Sunday, March 22, 2009

That history should have copied history was already sufficiently astonishing; that history should copy literature was inconceivable...

I am an avid consumer of books. In fact, some may say I'm something of an addict. I have a hard time passing bookstores and a harder time leaving them empty handed. As of yet I haven't woken up in an unfamiliar alley covered in crumpled pages with a headache, so I'm not yet prepared to seek help. This blog deals with a secondary obsession fueled by both experience and delightful concepts like Found Magazine. I collect everything I find in previously owned books (which is why I also tend to prefer to by used rather than new). Inscriptions are great, sometimes excellent, but letters and cards and photographs are even better...especially as those can be smuggled out of a used bookstore without having to purchase a book by Paul Riser or something of that nature.

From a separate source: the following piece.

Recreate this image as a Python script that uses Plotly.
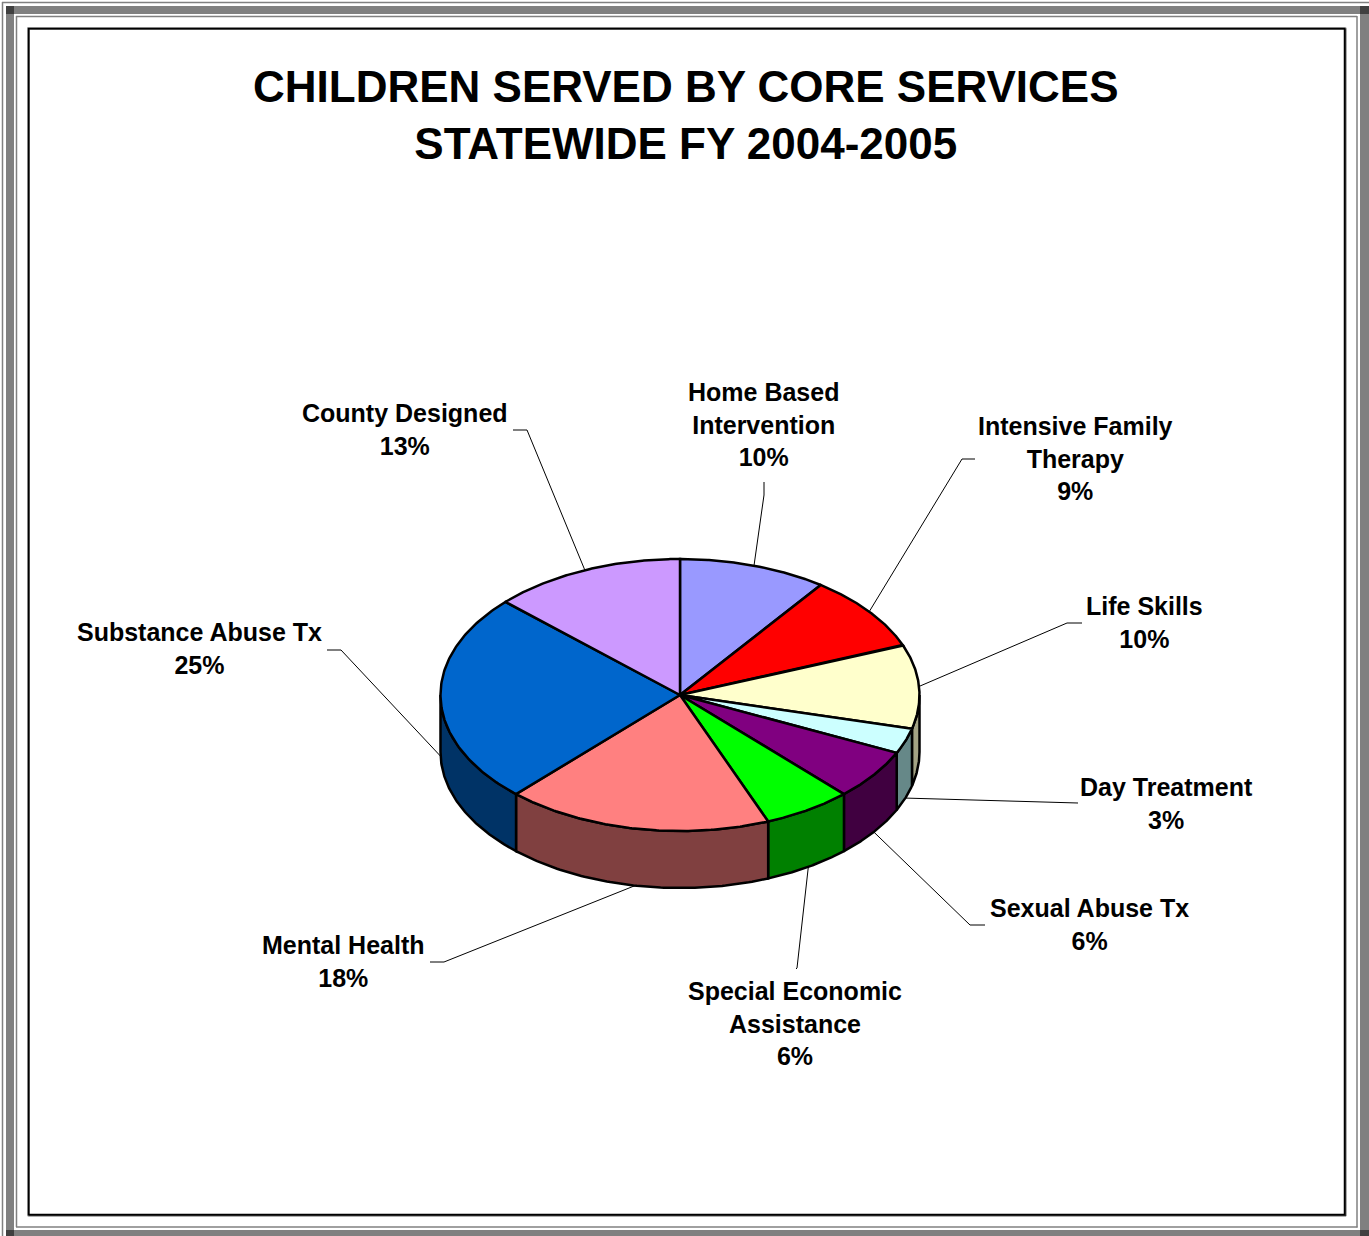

Those of you who know me probably also know that this blog existed in a slightly altered form on another blog site. However, after a few consistently-updated weeks I was told I had exceeded the number of pictures I could post for that month. For some reason they also replaced all my images with an annoying gif of their own. I was annoyed by this and decided to jump ship, which resulted in several months of delay. At any rate, the first few entries will be repetitive for some of what I assume will be a very small readership.



This was my first find, ever. I was living in Rochester at the time, and the guy I was seeing wanted to go to an Ikea to get furniture. The closest one happened to be in Canada, so one day we took several hours and headed out of town. Of course I am more interested in the fake room set-ups than actually helping pick out furniture - eh, we wouldn't have agreed anyway. So I start inspecting the books on the shelves. I don't know where they get them from - donations, libraries throwing the last stuff out after a sale, maybe - but they managed to have a plethora of copies of the same boring editions of the same books. Occasionally, however, one would pop up that looked pretty hilarious. I picked up one called How to be a Good Husband or something close to that, I don't remember now. I called Jason over to laugh at it with me and flipped it open, hoping to see some great chapter headings in the table of contents. Instead, I found a letter from a woman named Wendy to her fiance, Dwayne. In case you have trouble reading it from the pictures, here is what it says:

"Dwayne -

Here it is! I'm interested in finding out what you think of it! There's no hurry though - we've got a whole lifetime to learn and practice what it means to be the best husband and wife possible for each other. Even now though, I believe that you will be the ideal husband and I couldn't be more certain that I want to marry you, or more confident of our ability to make a happy, vibrant, fulfilling marriage together.

I adore you Dwayne, and I remain totally, completely, absolutely head-over-heels in love with you.

Your,
Wendy"

I smuggled the letter out with me, full of questions. Was the book, seeming to be something of a gag gift, given away without Dwayne realizing the heartfelt letter was still inside? Or was Wendy's vision of their future tragically wrong? Why did she right what was obviously an outpouring of strong feelings on such silly stationary? The answers to these I'll never have, but it's moments like that, stealing a glimpse at another human being's total vulnerability, that reminds us we're not alone and endgenders compassion.

And just to make sure we're not getting too serious here:
"Doing businees with you is like wearing a CONDROM. It gives a feeling of warmth, faith, and security while being SCREWED."


Ah, doesn't everyone enjoy the security of a condrum while they do businees? I know I do. Just sayin'.